- _TASK BRIEF_
Write out, word for word, every line from the first one through the line that holds "from matplotlib.patches import Rectangle", and nothing else; skip the pictures.

- _DATA LINES_
** Start **
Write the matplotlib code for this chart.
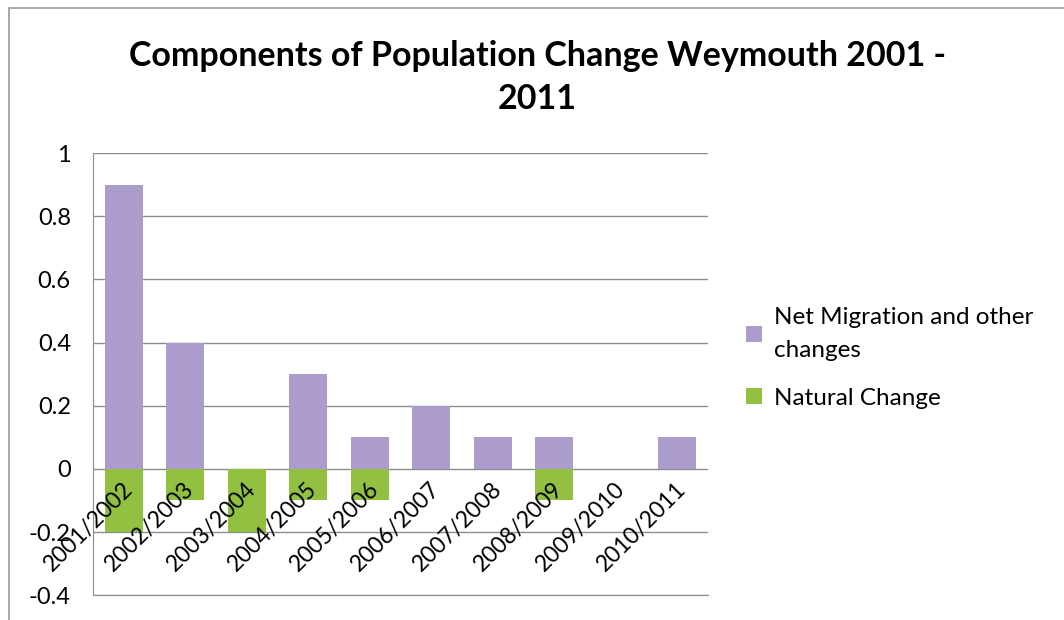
import numpy as np
import matplotlib.pyplot as plt
from matplotlib.patches import Rectangle

# Daten
periods = ['2001/2002', '2002/2003', '2003/2004', '2004/2005', '2005/2006',
           '2006/2007', '2007/2008', '2008/2009', '2009/2010', '2010/2011']
net_migration = [0.9, 0.4, 0.0, 0.3, 0.1, 0.2, 0.1, 0.1, 0.0, 0.1]
natural_change = [-0.2, -0.1, -0.2, -0.1, -0.1, 0.0, 0.0, -0.1, 0.0, 0.0]
yticks = [-0.4, -0.2, 0, 0.2, 0.4, 0.6, 0.8, 1]
ytick_labels = ['-0.4', '-0.2', '0', '0.2', '0.4', '0.6', '0.8', '1']

purple = '#ab9ccc'
green = '#92c040'
grid_col = '#8c8c8c'

plt.rcParams['font.family'] = ['Lato', 'DejaVu Sans']

fig = plt.figure(figsize=(10.64, 6.2), dpi=100)
ax = fig.add_axes([0.0874, 0.040, 0.578, 0.713])

x = np.arange(len(periods))
ax.bar(x, net_migration, width=0.62, color=purple, label='Net Migration and other\nchanges', zorder=2)
ax.bar(x, natural_change, width=0.62, color=green, label='Natural Change', zorder=2)

ax.set_xlim(-0.5, len(periods) - 0.5)
ax.set_ylim(-0.4, 1)
ax.set_yticks(yticks)
ax.set_yticklabels(ytick_labels, fontsize=17)
ax.tick_params(axis='y', length=0, pad=16)
ax.set_xticks([])
ax.yaxis.grid(True, color=grid_col, linewidth=1.0, zorder=0)
ax.set_axisbelow(True)
for s in ['top', 'right']:
    ax.spines[s].set_visible(False)
ax.spines['left'].set_color(grid_col)
ax.spines['bottom'].set_color(grid_col)

# Kategorie-Beschriftungen schräg unter der Nulllinie
for i, p in enumerate(periods):
    ax.annotate(p, xy=(i, 0), xytext=(4, -12), textcoords='offset points',
                rotation=45, rotation_mode='anchor', ha='right', va='center',
                fontsize=16.5, zorder=3)

fig.text(0.505, 0.910, 'Components of Population Change Weymouth 2001 -',
         ha='center', va='center', fontsize=24.5, fontweight='bold')
fig.text(0.505, 0.840, '2011', ha='center', va='center', fontsize=24.5, fontweight='bold')

leg = fig.legend(loc='upper left', bbox_to_anchor=(0.681, 0.54), frameon=False,
                 fontsize=17.5, handlelength=0.65, handleheight=0.65, handletextpad=0.5,
                 labelspacing=1.1)
leg.get_texts()[0].set_linespacing(1.7)

# Rahmen um das Diagramm
fig.patches.append(Rectangle((0.008, -0.05), 1.5, 1.037, transform=fig.transFigure,
                             fill=False, edgecolor='#9a9a9a', linewidth=1.2))

fig.savefig('out.png', dpi=100)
** End **
- _FULL ANSWER_
Write the matplotlib code for this chart.
import numpy as np
import matplotlib.pyplot as plt
from matplotlib.patches import Rectangle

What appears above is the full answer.